----- MATERIAL FOR THIS TASK -----

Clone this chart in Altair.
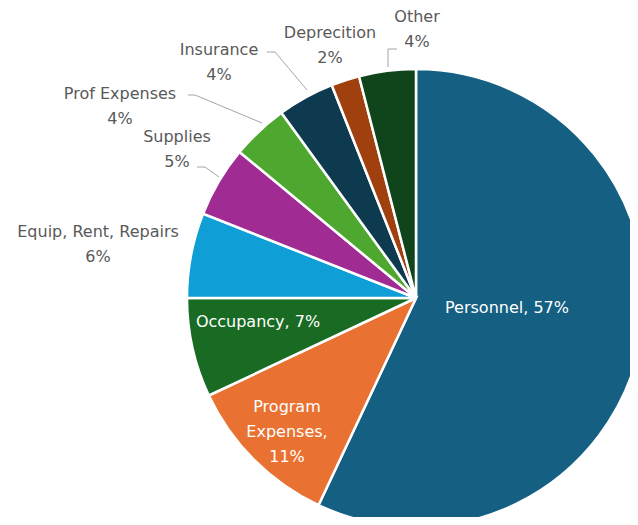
import altair as alt
import pandas as pd

# ---- data ----
categories = ["Personnel", "Program Expenses", "Occupancy", "Equip, Rent, Repairs",
              "Supplies", "Prof Expenses", "Insurance", "Deprecition", "Other"]
values = [57, 11, 7, 6, 5, 4, 4, 2, 4]
colors = ["#156082", "#E97132", "#196B24", "#0F9ED5", "#A02B93",
          "#4EA72E", "#0E3A50", "#A0400F", "#10441A"]

# ---- layout (chart pixels) ----
W, H = 622, 509
CX, CY = 408, 290
R = 229
FS = 16
LH = 25
FONT = "DejaVu Sans"

# offset of the FIRST text line from pie centre, whether inside
label_layout = {
    "Personnel": (91, 10, True),
    "Program Expenses": (-129, 109, True),
    "Occupancy": (-158, 24, True),
    "Equip, Rent, Repairs": (-318, -66, False),
    "Supplies": (-239, -161, False),
    "Prof Expenses": (-296, -204, False),
    "Insurance": (-197, -248, False),
    "Deprecition": (-86, -265, False),
    "Other": (1, -281, False),
}
# leader polylines, offsets from pie centre
leaders = {
    "Supplies": [(-219, -131), (-211, -131), (-197, -121)],
    "Prof Expenses": [(-228, -203), (-221, -203), (-154, -175)],
    "Insurance": [(-149, -246), (-141, -246), (-109, -208)],
    "Other": [(-19, -249), (-28, -249), (-28, -231)],
}

pie_df = pd.DataFrame({"category": categories, "value": values,
                       "idx": list(range(len(categories)))})

rows = []
for c, v in zip(categories, values):
    dx, dy, inside = label_layout[c]
    if c == "Program Expenses":
        txt = ["Program", "Expenses,", f"{v}%"]
    elif inside:
        txt = [f"{c}, {v}%"]
    else:
        txt = [c, f"{v}%"]
    rows.append({"category": c, "text": txt, "x": CX + dx, "y": CY + dy,
                 "inside": inside})
lab_df = pd.DataFrame(rows)
in_df = lab_df[lab_df["inside"]].drop(columns="inside")
out_df = lab_df[~lab_df["inside"]].drop(columns="inside")

lrows = []
for c, pts in leaders.items():
    for i, (dx, dy) in enumerate(pts):
        lrows.append({"category": c, "i": i, "x": CX + dx, "y": CY + dy})
lead_df = pd.DataFrame(lrows)

pie = alt.Chart(pie_df).mark_arc(radius=R, stroke="white", strokeWidth=2.5).encode(
    theta=alt.Theta("value:Q", stack=True),
    color=alt.Color("category:N", scale=alt.Scale(domain=categories, range=colors),
                    legend=None),
    order=alt.Order("idx:Q"),
    x=alt.value(CX),
    y=alt.value(CY),
)

inner = alt.Chart(in_df).mark_text(
    font=FONT, fontSize=FS, color="white", align="center",
    baseline="middle", lineHeight=LH,
).encode(
    x=alt.X("x:Q", scale=None), y=alt.Y("y:Q", scale=None), text="text",
)

outer = alt.Chart(out_df).mark_text(
    font=FONT, fontSize=FS, color="#595959", align="center",
    baseline="middle", lineHeight=LH,
).encode(
    x=alt.X("x:Q", scale=None), y=alt.Y("y:Q", scale=None), text="text",
)

lines = alt.Chart(lead_df).mark_line(color="#A6A6A6", strokeWidth=1).encode(
    x=alt.X("x:Q", scale=None), y=alt.Y("y:Q", scale=None),
    detail="category:N", order="i:Q",
)

chart = alt.layer(pie, lines, inner, outer).properties(
    width=W, height=H, padding=0, autosize=alt.AutoSizeParams(type="none"),
).configure_view(stroke=None)

chart.save("out.html", embed_options={"renderer": "svg", "actions": False})
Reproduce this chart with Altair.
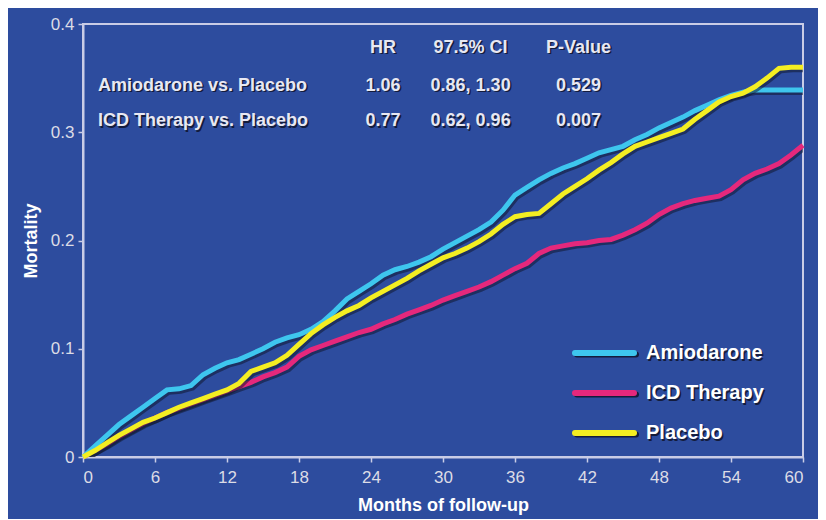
import altair as alt
import pandas as pd

months = list(range(0, 61))

amiodarone = [0.000, 0.010, 0.020, 0.030, 0.038, 0.046, 0.054, 0.062, 0.063, 0.066,
              0.076, 0.082, 0.087, 0.090, 0.095, 0.100, 0.106, 0.110, 0.113, 0.118,
              0.125, 0.135, 0.146, 0.153, 0.160, 0.168, 0.173, 0.176, 0.180, 0.185,
              0.192, 0.198, 0.204, 0.210, 0.217, 0.228, 0.242, 0.249, 0.256, 0.262,
              0.267, 0.271, 0.276, 0.281, 0.284, 0.287, 0.293, 0.298, 0.304, 0.309,
              0.314, 0.320, 0.325, 0.330, 0.334, 0.337, 0.339, 0.339, 0.339, 0.339,
              0.339]

icd = [0.000, 0.006, 0.012, 0.019, 0.025, 0.031, 0.036, 0.041, 0.045, 0.049,
       0.053, 0.057, 0.061, 0.065, 0.069, 0.074, 0.078, 0.083, 0.093, 0.099,
       0.103, 0.107, 0.111, 0.115, 0.118, 0.123, 0.127, 0.132, 0.136, 0.140,
       0.145, 0.149, 0.153, 0.157, 0.162, 0.168, 0.174, 0.179, 0.188, 0.193,
       0.195, 0.197, 0.198, 0.200, 0.201, 0.205, 0.210, 0.216, 0.224, 0.230,
       0.234, 0.237, 0.239, 0.241, 0.247, 0.256, 0.262, 0.266, 0.271, 0.279,
       0.288]

placebo = [0.000, 0.006, 0.013, 0.020, 0.026, 0.032, 0.036, 0.041, 0.046, 0.050,
           0.054, 0.058, 0.062, 0.068, 0.079, 0.083, 0.087, 0.094, 0.104, 0.114,
           0.122, 0.129, 0.135, 0.140, 0.147, 0.153, 0.159, 0.165, 0.172, 0.178,
           0.184, 0.188, 0.193, 0.199, 0.206, 0.215, 0.222, 0.224, 0.225, 0.234,
           0.243, 0.250, 0.257, 0.265, 0.272, 0.280, 0.287, 0.291, 0.295, 0.299,
           0.303, 0.312, 0.320, 0.328, 0.333, 0.336, 0.342, 0.350, 0.359, 0.360,
           0.360]

series_names = ["ICD Therapy", "Amiodarone", "Placebo"]   # draw order
series_colors = {"Amiodarone": "#3ec6ee", "ICD Therapy": "#e5287c", "Placebo": "#f4ee22"}
legend_order = ["Amiodarone", "ICD Therapy", "Placebo"]

x_ticks = list(range(0, 61, 6))
y_ticks = [0, 0.1, 0.2, 0.3, 0.4]

table_header = ["HR", "97.5% CI", "P-Value"]
table_rows = ["Amiodarone vs. Placebo", "ICD Therapy vs. Placebo"]
table_hr = ["1.06", "0.77"]
table_ci = ["0.86, 1.30", "0.62, 0.96"]
table_p = ["0.529", "0.007"]

BG = "#2d4c9e"
FRAME = "#c9cce6"
TXT = "#e8e8f2"
FONT = "Liberation Sans Narrow, Liberation Sans, Arial"

values = {"Amiodarone": amiodarone, "ICD Therapy": icd, "Placebo": placebo}
df = pd.DataFrame([
    {"series": s, "month": m, "mort": v}
    for s in series_names for m, v in zip(months, values[s])
])

xs = alt.Scale(domain=[0, 60], nice=False, zero=False)
ys = alt.Scale(domain=[0, 0.4], nice=False)

xaxis = alt.Axis(values=x_ticks, title="Months of follow-up", grid=False,
                 domainColor=FRAME, domainWidth=2, tickColor=FRAME, tickSize=5,
                 tickWidth=1.5, labelColor="#dcdce6", labelFont=FONT, labelFontSize=17,
                 labelPadding=7, titleColor="white", titleFont=FONT, titleFontSize=18,
                 titleFontWeight="bold", titlePadding=11)
yaxis = alt.Axis(values=y_ticks, title="Mortality", grid=False,
                 labelExpr="datum.value == 0 ? '0' : format(datum.value, '.1f')",
                 domainColor=FRAME, domainWidth=2, tickColor=FRAME, tickSize=5,
                 tickWidth=1.5, labelColor="#dcdce6", labelFont=FONT, labelFontSize=17,
                 labelPadding=4, titleColor="white", titleFont=FONT, titleFontSize=18,
                 titleFontWeight="bold", titlePadding=10)


def X(field):
    return alt.X(field, scale=xs, axis=xaxis)


def Y(field):
    return alt.Y(field, scale=ys, axis=yaxis)


layers = []
for s in series_names:
    sub = df[df.series == s]
    shadow = alt.Chart(sub).transform_calculate(
        sm="datum.month + 0.15", sy="datum.mort - 0.0022"
    ).mark_line(interpolate="linear", strokeWidth=5, color="#101830", opacity=0.55,
                clip=True).encode(x=X("sm:Q"), y=Y("sy:Q"))
    line = alt.Chart(sub).mark_line(interpolate="linear", strokeWidth=5,
                                    color=series_colors[s]).encode(
        x=X("month:Q"), y=Y("mort:Q"))
    layers += [shadow, line]

# Annotation table (data coordinates)
col_x = [25.0, 32.3, 41.3]
row_y = [0.343, 0.310]
header_y = 0.378
tbl = []
for h, cx in zip(table_header, col_x):
    tbl.append({"t": h, "m": cx, "v": header_y, "al": "center"})
for i, name in enumerate(table_rows):
    tbl.append({"t": name, "m": 1.25, "v": row_y[i], "al": "left"})
    tbl.append({"t": table_hr[i], "m": col_x[0], "v": row_y[i], "al": "center"})
    tbl.append({"t": table_ci[i], "m": col_x[1], "v": row_y[i], "al": "center"})
    tbl.append({"t": table_p[i], "m": col_x[2], "v": row_y[i], "al": "center"})
tdf = pd.DataFrame(tbl)
for al in ["left", "center"]:
    part = tdf[tdf.al == al]
    for dx, dy, col in [(1.5, 1.5, "#141c3c"), (0, 0, TXT)]:
        layers.append(alt.Chart(part).mark_text(
            align=al, baseline="middle", font=FONT, fontSize=18, fontWeight="bold",
            color=col, dx=dx, dy=dy).encode(
            x=X("m:Q"), y=Y("v:Q"), text="t:N"))

# Custom legend
leg_y = [329, 369, 409]
for name, ly in zip(legend_order, leg_y):
    layers.append(alt.Chart(pd.DataFrame({"n": [name]})).mark_rule(
        strokeWidth=6, strokeCap="round", color="#141c3c").encode(
        x=alt.value(494), x2=alt.value(553), y=alt.value(ly + 1.5)))
    layers.append(alt.Chart(pd.DataFrame({"n": [name]})).mark_rule(
        strokeWidth=6, strokeCap="round", color=series_colors[name]).encode(
        x=alt.value(492), x2=alt.value(551), y=alt.value(ly)))
    for dx, dy, col in [(1.5, 1.5, "#141c3c"), (0, 0, "white")]:
        layers.append(alt.Chart(pd.DataFrame({"n": [name]})).mark_text(
            align="left", baseline="middle", font=FONT, fontSize=20, fontWeight="bold",
            color=col, dx=dx, dy=dy).encode(
            x=alt.value(563), y=alt.value(ly), text="n:N"))

chart = alt.layer(*layers).properties(
    width=720, height=433,
    background=BG,
    padding={"left": 75, "top": 16, "right": 15, "bottom": 62},
    autosize=alt.AutoSizeParams(type="none"),
).configure_view(stroke=FRAME, strokeWidth=2, fill=BG)

chart.save("out.html", embed_options={"renderer": "svg", "actions": False})
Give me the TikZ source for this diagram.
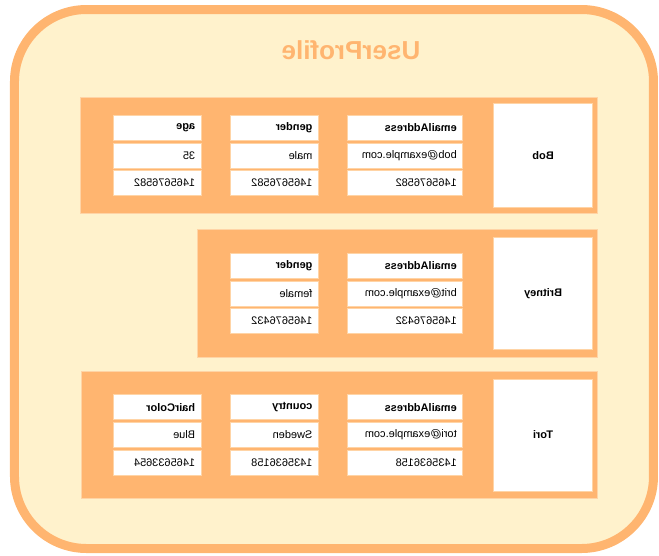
\documentclass[tikz,border=0pt]{standalone}
\usepackage{fontspec}
\setmainfont{Liberation Sans}
\usepackage{tikz}
\usetikzlibrary{positioning}
\definecolor{tablefill}{HTML}{FFF2CC}
\definecolor{tableorange}{HTML}{FFB570}
\definecolor{itemorange}{HTML}{FFB570}
\definecolor{itemline}{HTML}{FFD4A6}
\tikzset{
  tableframe/.style={draw=tableorange, fill=tablefill, line width=9pt, rounded corners=72pt},
  tabletitle/.style={text=tableorange, font=\fontsize{26}{29}\selectfont\bfseries, inner sep=0pt},
  itempanel/.style={draw=itemline, fill=itemorange, line width=0.8pt, anchor=north west, inner sep=0pt},
  keycell/.style={draw=itemline, fill=white, line width=0.8pt, minimum width=99pt, font=\fontsize{11}{13}\selectfont\bfseries, inner sep=0pt},
  attrcell/.style={draw=itemline, fill=white, line width=0.8pt, minimum height=25pt, inner xsep=6pt, inner ysep=0pt,
    text width=76pt, align=left, font=\fontsize{11}{13}\selectfont},
  headcell/.style={attrcell, font=\fontsize{11}{13}\selectfont\bfseries},
  widecol/.style={text width=103pt}
}
\begin{document}
\begin{tikzpicture}[xscale=-1, transform shape, x=1pt, y=-1pt, node distance=2pt and 28.5pt]
  \useasboundingbox (0,0) rectangle (659,555);
  \draw[tableframe] (5.5,9.5) rectangle (644.5,548.5);
  \node[tabletitle] (title) at (308,50) {UserProfile};

  % item: Bob
  \node[itempanel, minimum width=517pt, minimum height=116pt] (bobItem) at (61,97) {};
  \node[keycell, minimum height=104pt, right=5pt of bobItem.west] (bob) {Bob};
  \node[attrcell, widecol, right=30pt of bob] (bobMail) {bob@example.com};
  \node[headcell, widecol, above=of bobMail] (bobMailHead) {emailAddress};
  \node[attrcell, widecol, below=of bobMail] (bobMailTs) {1465676582};
  \node[attrcell, right=of bobMail] (bobGender) {male};
  \node[headcell, above=of bobGender] (bobGenderHead) {gender};
  \node[attrcell, below=of bobGender] (bobGenderTs) {1465676582};
  \node[attrcell, right=of bobGender] (bobAge) {35};
  \node[headcell, above=of bobAge] (bobAgeHead) {age};
  \node[attrcell, below=of bobAge] (bobAgeTs) {1465676582};

  % item: Britney
  \node[itempanel, minimum width=400pt, minimum height=128pt] (britItem) at (61,229) {};
  \node[keycell, minimum height=112pt, right=5pt of britItem.west] (brit) {Britney};
  \node[attrcell, widecol, right=30pt of brit] (britMail) {brit@example.com};
  \node[headcell, widecol, above=of britMail] (britMailHead) {emailAddress};
  \node[attrcell, widecol, below=of britMail] (britMailTs) {1465676432};
  \node[attrcell, right=of britMail] (britGender) {female};
  \node[headcell, above=of britGender] (britGenderHead) {gender};
  \node[attrcell, below=of britGender] (britGenderTs) {1465676432};

  % item: Tori
  \node[itempanel, minimum width=516pt, minimum height=127pt] (toriItem) at (61,371) {};
  \node[keycell, minimum height=112pt, right=5pt of toriItem.west] (tori) {Tori};
  \node[attrcell, widecol, right=30pt of tori] (toriMail) {tori@example.com};
  \node[headcell, widecol, above=of toriMail] (toriMailHead) {emailAddress};
  \node[attrcell, widecol, below=of toriMail] (toriMailTs) {1435636158};
  \node[attrcell, right=of toriMail] (toriCountry) {Sweden};
  \node[headcell, above=of toriCountry] (toriCountryHead) {country};
  \node[attrcell, below=of toriCountry] (toriCountryTs) {1435636158};
  \node[attrcell, right=of toriCountry] (toriHair) {Blue};
  \node[headcell, above=of toriHair] (toriHairHead) {hairColor};
  \node[attrcell, below=of toriHair] (toriHairTs) {1465633654};
\end{tikzpicture}
\end{document}
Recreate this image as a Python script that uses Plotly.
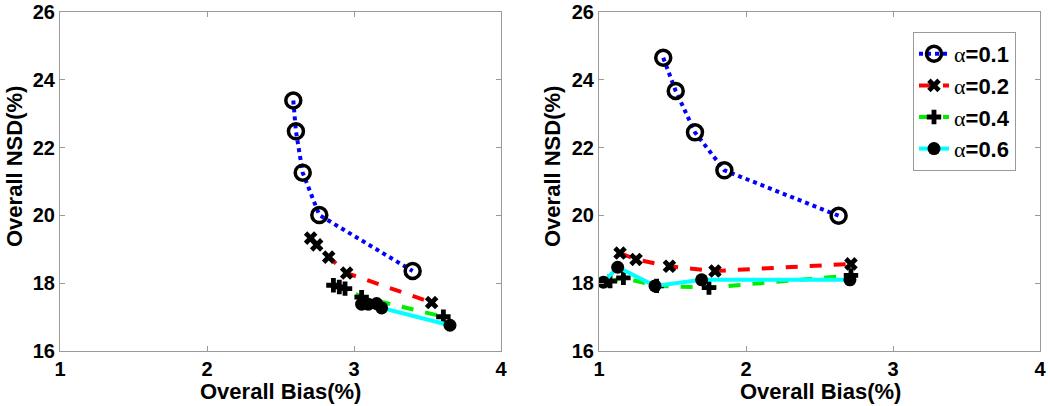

-----

● STATED EXERCISE: Within the listing above, extract exactly the lines that run from the one containing "Reproduce this chart with Altair." through the one containing "months = list(range(0, 61))", excluding any pictures.

● CORRECT RESULT:
Reproduce this chart with Altair.
import altair as alt
import pandas as pd

months = list(range(0, 61))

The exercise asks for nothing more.